7 Ways to Live Well With Lupus

Lupus is an autoimmune disease affecting at least 1.5 million Americans. It occurs when for some reason the immune system goes haywire and begins producing antibodies against the body's own healthy tissue. This can cause pain, inflammation and damage in multiple parts of the body. The disease typically flares, meaning that there are times when it is active and causing symptoms and there are times when it is quiet and seemingly gone. Lupus symptoms range from mild to severe, and at its worst the disease can be fatal. While lupus has no cure, there are steps you can take to minimize your symptoms and boost your quality of life. These include:

  • Avoiding excess sun exposure. Excess sun exposure is a bad idea for everyone, but lupus patients are particularly vulnerable to the ravages of the rays because ultraviolet light can trigger symptoms. Wear a UVA- and UVB-blocking sunscreen and avoid going out midday, when the rays are at their strongest.
  • Taking care with your diet. Some experts believe that fish and fish oil have anti-inflammatory properties. Aim for at least two servings of fish a week. And avoid alfalfa sprouts-they contain an amino acid called L-canavanine that can rev up the immune system and cause inflammation.
  • Staying active. Swollen joints may make exercise uncomfortable, but it's well worth doing. Go for activities that don't put a lot of stress on joints, such as walking and swimming.
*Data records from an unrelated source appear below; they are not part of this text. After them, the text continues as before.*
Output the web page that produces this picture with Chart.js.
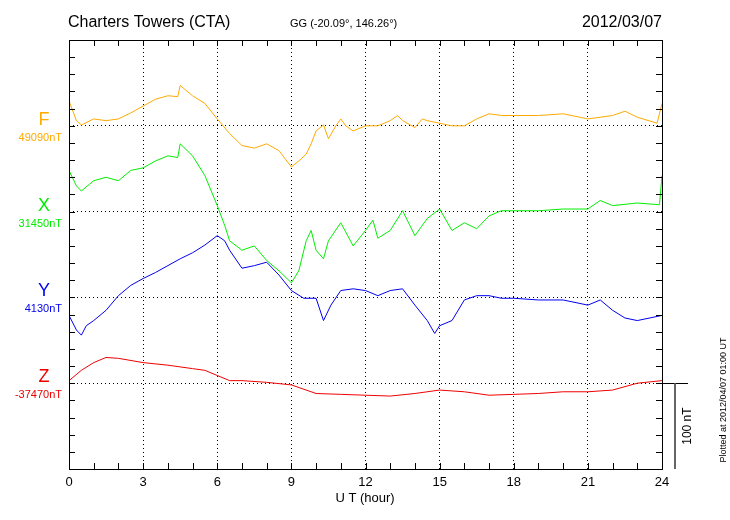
<!DOCTYPE html>
<html><head><meta charset="utf-8">
<script src="https://cdn.jsdelivr.net/npm/chart.js@4/dist/chart.umd.min.js"></script>
<style>html,body{margin:0;padding:0;background:#fff}#w{width:730px;height:520px}</style>
</head><body><div id="w"><canvas id="c"></canvas></div>
<script>
const components = ["F","X","Y","Z"];
const baseLabels = ["49090nT","31450nT","4130nT","-37470nT"];
const colors = ["#ffaa00","#00ee00","#0000ee","#ee0000"];
const baselines = [400,300,200,100];
const xTickLabels = ["0","3","6","9","12","15","18","21","24"];
const fT=[0,0.3,0.5,1,1.5,2,2.5,3,3.5,4,4.4,4.5,5,5.5,6,6.5,7,7.5,8,8.5,9,9.3,9.6,9.8,10,10.3,10.5,10.8,11,11.2,11.5,12,12.5,13,13.3,13.5,14,14.3,14.5,15,15.5,16,16.5,17,17.5,18,19,20,21,22,22.5,23,23.8,24];
const fV=[29,6,1,8,6,8,15,23,31,35,34,47,35,26,8,-9,-23,-26,-21,-29,-48,-41,-33,-21,-6,1,-15,0,8,0,-6,0,0,6,12,6,-2,8,6,3,0,0,8,14,12,12,12,14,8,12,17,10,3,26];
const xT=[0,0.3,0.5,1,1.5,2,2.5,3,3.5,4,4.4,4.5,5,5.5,6,6.3,6.5,7,7.5,8,8.5,9,9.3,9.6,9.8,10,10.3,10.5,11,11.5,12,12.3,12.5,13,13.5,14,14.5,15,15.5,16,16.5,17,17.5,18,19,20,21,21.5,22,23,23.9,24];
const xV=[48,30,24,36,40,36,48,51,59,65,63,79,65,42,7,-16,-34,-45,-40,-57,-69,-83,-69,-34,-22,-45,-55,-34,-13,-40,-22,-10,-31,-22,1,-28,-8,3,-22,-13,-20,-5,1,1,1,3,3,13,7,10,8,42];
const yT=[0,0.3,0.5,0.7,1,1.5,2,2.5,3,3.5,4,4.5,5,5.5,6,6.3,6.5,7,7.5,8,8.5,9,9.5,10,10.3,10.6,11,11.5,12,12.5,13,13.5,14,14.5,14.8,15,15.5,16,16.5,17,17.5,18,19,20,21,21.5,22,22.5,23,24];
const yV=[-21,-38,-44,-33,-27,-15,2,14,22,29,37,45,52,61,72,66,55,34,37,41,26,8,-1,-1,-27,-9,8,10,8,2,8,10,-9,-27,-42,-33,-27,-3,2,2,-1,-1,-3,-3,-9,-3,-15,-24,-27,-21];
const zT=[0,0.5,1,1.5,2,3,4,5,5.5,6,6.5,7,8,9,10,11,12,13,14,15,16,17,18,19,20,21,22,23,24];
const zV=[3,15,24,30,29,24,21,17,15,9,3,3,1,-2,-12,-13,-14,-15,-12,-8,-10,-14,-13,-12,-10,-10,-8,0,3];
const series=[[fT,fV],[xT,xV],[yT,yV],[zT,zV]];
const datasets=series.map((s,i)=>({data:s[0].map((t,k)=>({x:t,y:baselines[i]+s[1][k]})),borderColor:colors[i],borderWidth:1,pointRadius:0,tension:0,fill:false}));
const F="Helvetica, 'Liberation Sans', Arial, sans-serif";
const deco={id:'deco',afterDraw(ch){
 const c=ch.ctx,xs=ch.scales.x,ys=ch.scales.y,a=ch.chartArea;
 c.save();c.strokeStyle='#000';c.lineWidth=1;
 c.strokeRect(Math.round(a.left)+0.5,Math.round(a.top)+0.5,Math.round(a.right-a.left),Math.round(a.bottom-a.top));
 for(let h=0;h<=24;h++){const x=Math.round(xs.getPixelForValue(h))+0.5;
  c.beginPath();c.moveTo(x,a.bottom);c.lineTo(x,a.bottom-6);c.moveTo(x,a.top);c.lineTo(x,a.top+6);c.stroke();}
 for(let v=0;v<=500;v+=20){const y=Math.round(ys.getPixelForValue(v))+0.5;
  c.beginPath();c.moveTo(a.left,y);c.lineTo(a.left+6,y);c.moveTo(a.right,y);c.lineTo(a.right-6,y);c.stroke();}
 const y100=ys.getPixelForValue(100),y0=ys.getPixelForValue(0);
 c.beginPath();c.moveTo(a.right,Math.round(y100)+0.5);c.lineTo(a.right+26,Math.round(y100)+0.5);c.stroke();
 c.strokeStyle='#666';c.lineWidth=2;c.beginPath();c.moveTo(a.right+13,y100);c.lineTo(a.right+13,y0);c.stroke();
 c.fillStyle='#000';c.font='16px '+F;c.textBaseline='alphabetic';
 c.textAlign='left';c.fillText('Charters Towers (CTA)',68,27);
 c.textAlign='right';c.fillText('2012/03/07',662,27);
 c.font='11px '+F;c.textAlign='left';c.fillText('GG (-20.09°, 146.26°)',290,27);
 c.font='13px '+F;c.textAlign='center';c.fillText('U T (hour)',365,502);
 components.forEach((n,i)=>{const y=ys.getPixelForValue(baselines[i]);c.fillStyle=colors[i];
  c.font='18px '+F;c.textAlign='center';c.fillText(n,44,y-1);
  c.font='11px '+F;c.textAlign='right';c.fillText(baseLabels[i],62,y+15);});
 c.fillStyle='#000';
 c.save();c.translate(691,(y100+y0)/2);c.rotate(-Math.PI/2);c.font='12px '+F;c.textAlign='center';c.fillText('100 nT',0,0);c.restore();
 c.save();c.translate(726,400);c.rotate(-Math.PI/2);c.font='9px '+F;c.textAlign='center';c.fillText('Plotted at 2012/04/07 01:00 UT',0,0);c.restore();
 c.restore();}};
new Chart(document.getElementById('c'),{type:'line',data:{datasets},
 options:{responsive:true,maintainAspectRatio:false,animation:false,
 layout:{padding:{top:40,right:68,left:0,bottom:0}},
 plugins:{legend:{display:false},tooltip:{enabled:false}},
 scales:{
  x:{type:'linear',min:0,max:24,afterFit(s){s.height=51;},
   ticks:{stepSize:3,color:'#000',font:{size:13,family:F},padding:6,maxRotation:0,callback:(v)=>xTickLabels[v/3]},
   border:{display:false,dash:[1,3]},
   grid:{drawTicks:false,color:(ctx)=>(ctx.tick&&ctx.tick.value>0&&ctx.tick.value<24)?'#000':'rgba(0,0,0,0)',lineWidth:1}},
  y:{min:0,max:500,afterFit(s){s.width=69;},
   ticks:{display:false,stepSize:100},
   border:{display:false,dash:[1,3]},
   grid:{drawTicks:false,color:(ctx)=>(ctx.tick&&ctx.tick.value>0&&ctx.tick.value<500)?'#000':'rgba(0,0,0,0)',lineWidth:1}}
 }},plugins:[deco]});
</script></body></html>
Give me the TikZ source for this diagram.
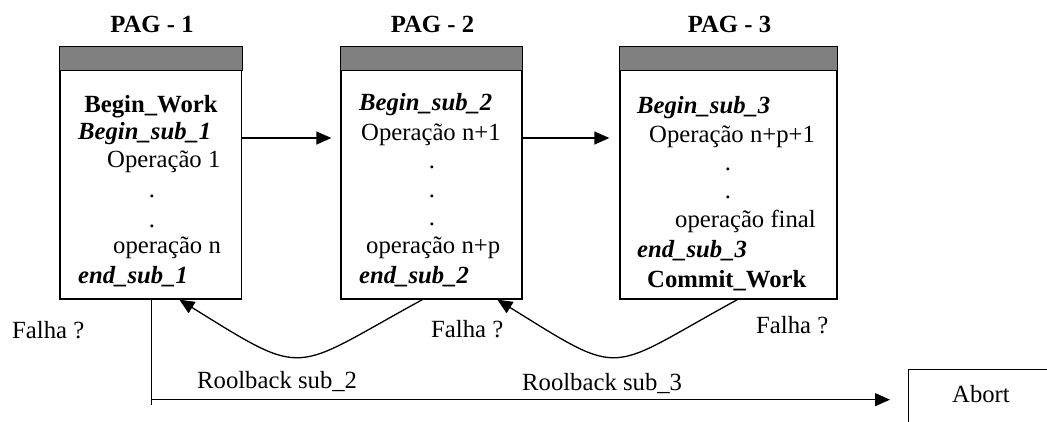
\documentclass[tikz,border=0pt]{standalone}
\usepackage{fontspec}
\setmainfont{Liberation Serif}
\usetikzlibrary{arrows.meta,calc}
\definecolor{bandgray}{HTML}{808080}
\begin{document}
\begin{tikzpicture}[x=1pt,y=-1pt,
  page/.style={draw, line width=1.3pt, minimum height=252pt, inner sep=0pt},
  band/.style={draw, line width=1.3pt, fill=bandgray},
  txt/.style={anchor=base west, inner sep=0pt, font=\fontsize{24.7}{29}\selectfont},
  mid/.style={txt, anchor=base},
  arr/.style={line width=1.3pt, -{Triangle[length=15pt,width=13pt]}},
  plain/.style={line width=1.3pt}]
\clip (0,0) rectangle (1047,421);

% pages
\node[page, minimum width=181.5pt] (b1) at (150.75,173) {};
\node[page, minimum width=181pt]   (b2) at (431.5,173) {};
\node[page, minimum width=217pt]   (b3) at (728.5,173) {};
\foreach \b in {b1,b2,b3}
  \draw[band] (\b.north west) rectangle ($(\b.north east)+(0,24)$);

% abort box (runs off the edge)
\node[draw, line width=1.3pt, minimum width=160pt, minimum height=80pt, inner sep=0pt, anchor=north west] (abort) at (908,369) {};
\node[txt] (abortlbl) at (952,402) {Abort};

% titles
\node[mid] (t1) at (152,32)   {\bfseries PAG - 1};
\node[mid] (t2) at (432.5,32) {\bfseries PAG - 2};
\node[mid] (t3) at (729.5,32) {\bfseries PAG - 3};

% page 1 contents
\node[mid] (p1a) at (151,112) {\bfseries Begin\_Work};
\node[txt] (p1b) at (78,139)  {\bfseries\itshape Begin\_sub\_1};
\node[txt] (p1c) at (107,167) {Operação 1};
\node[mid] (p1d) at (152,197) {.};
\node[mid] (p1e) at (152,227) {.};
\node[txt] (p1f) at (113,253) {operação n};
\node[txt] (p1g) at (78,283)  {\bfseries\itshape end\_sub\_1};

% page 2 contents
\node[txt] (p2a) at (359,110) {\bfseries\itshape Begin\_sub\_2};
\node[txt] (p2b) at (361,140) {Operação n+1};
\node[mid] (p2c) at (432,168) {.};
\node[mid] (p2d) at (432,197) {.};
\node[mid] (p2e) at (432,225) {.};
\node[txt] (p2f) at (366,253) {operação n+p};
\node[txt] (p2g) at (359,283) {\bfseries\itshape end\_sub\_2};

% page 3 contents
\node[txt] (p3a) at (637,113) {\bfseries\itshape Begin\_sub\_3};
\node[txt] (p3b) at (649,142) {Operação n+p+1};
\node[mid] (p3c) at (728,170) {.};
\node[mid] (p3d) at (728,198) {.};
\node[txt] (p3e) at (675,227) {operação final};
\node[txt] (p3f) at (637,257) {\bfseries\itshape end\_sub\_3};
\node[txt] (p3g) at (647,287) {\bfseries Commit\_Work};

% failure labels
\node[txt] (f1) at (12,338)  {Falha ?};
\node[txt] (f2) at (431,337) {Falha ?};
\node[txt] (f3) at (756,333) {Falha ?};
\node[txt] (r2) at (197,388) {Roolback sub\_2};
\node[txt] (r3) at (522,390) {Roolback sub\_3};

% forward arrows between pages
\coordinate (fw) at (0,138);
\draw[arr, shorten >=9pt] (b1.east |- fw) -- (b2.west |- fw);
\draw[arr, shorten >=10pt] (b2.east |- fw) -- (b3.west |- fw);

% rollback curves
\coordinate (c2s) at ($(b2.south west)+(82,0)$);
\coordinate (c1e) at ($(b1.south west)+(120,0)$);
\coordinate (c3s) at ($(b3.south west)+(118,0)$);
\coordinate (c2e) at ($(b2.south west)+(157,0)$);
\draw[arr] (c2s) .. controls +(-132,72) and +(129,80) .. (c1e);
\draw[arr] (c3s) .. controls +(-132,72) and +(129,80) .. (c2e);

% abort path
\coordinate (down) at ($(b1.south)+(1,105)$);
\coordinate (turn) at ($(b1.south)+(1,100)$);
\draw[plain] ($(b1.south)+(1,0)$) -- (down);
\draw[arr, shorten >=18pt] (turn) -- (abort.west |- turn);
\end{tikzpicture}
\end{document}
  • Using heat. When your body hurts, listen to it and apply moist heat to affected areas. Soak in a hot tub or take a steam in a sauna. Moist heat is much more effective than dry heat.
  • Staying away from cigarettes. Smoking is a no-no for a multitude of reasons, but lupus patients may find their symptoms worsening due to specific substances in tobacco smoke.
  • Controlling fatigue. Chronic inflammation can wear out the body and cause exhaustion. Becoming a couch potato will only weaken you further, but overdoing activity may cause a flare. Look for balance: Alternate periods of rest with periods of activity.
  • Preparing yourself for pregnancy. Since the typical lupus patient is a woman in her childbearing years, it's vital to know how the disease impacts pregnancy. Most lupus pregnancies are successful, but some women may experience a flare after delivery. You may need specific treatment during or after pregnancy to prevent complications.